Journalism was his first calling. At the age of 19 he dropped out of college, borrowed $3,600, bought a weekly newspaper in Troy, Illinois, and immediately investigated, reported and editorialized about corruption in Illinois politics.
The Chicago Tribune, often critical of Simon’s political positions, described him as “a quietly efficient champion of everything from literacy, hunger, foreign language instruction and missing children’s programs to immigration, ethics and budget reforms.” At a time when political winds blow to the right, and social programs are being down-sized or eliminated, Simon continued to believe that government is often the best way to serve and help people. He said repeatedly that government ought to appeal not to greed, but to whatever is noble in the human spirit. He made that stance credible by example.
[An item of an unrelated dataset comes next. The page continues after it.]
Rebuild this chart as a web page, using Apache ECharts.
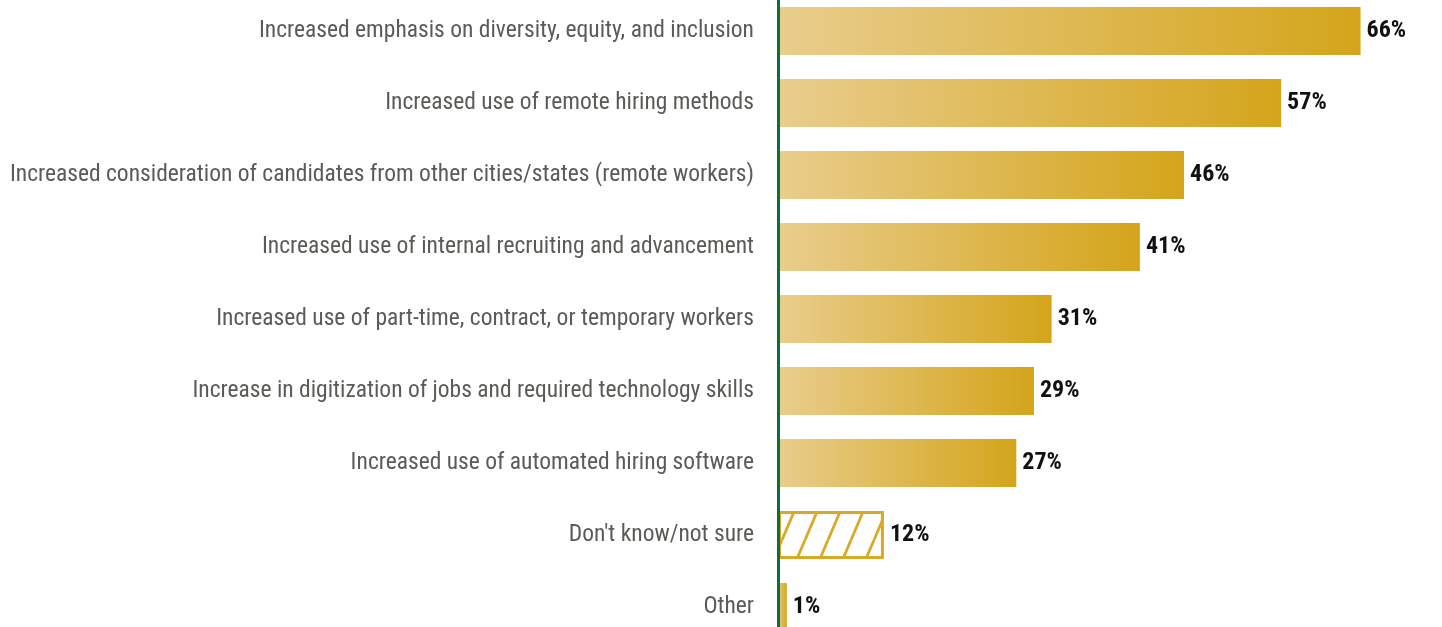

Obituaries have mentioned little about his faith, apart from the fact that his parents were Lutheran missionaries. He was a man of faith. The first time I met him, he had stopped in the office of the church I serve to compliment us because there were three ordained women listed on the church staff. The last time I saw him he was speaking to the General Assembly of the Presbyterian Church (U.S.A.) about world hunger. We were in the midst of our annual battle over human sexuality, and he noted, gently, that in the New Testament Jesus seems to be far more interested in the issue of poverty.
Simon’s politics and his simple decency and integrity grew out of his Christian faith. He had a strong sense of vocation—that God calls us to use what we have and who we are for the common good.
Just a few weeks ago he wrote to say that he couldn’t make our December board meeting. He enclosed a copy of his most recent book, Our Culture of Pandering, about the need to resist the influence of money and power. He inscribed it: “Thanks for not pandering.” We’ll keep that close at hand as his legacy and challenge.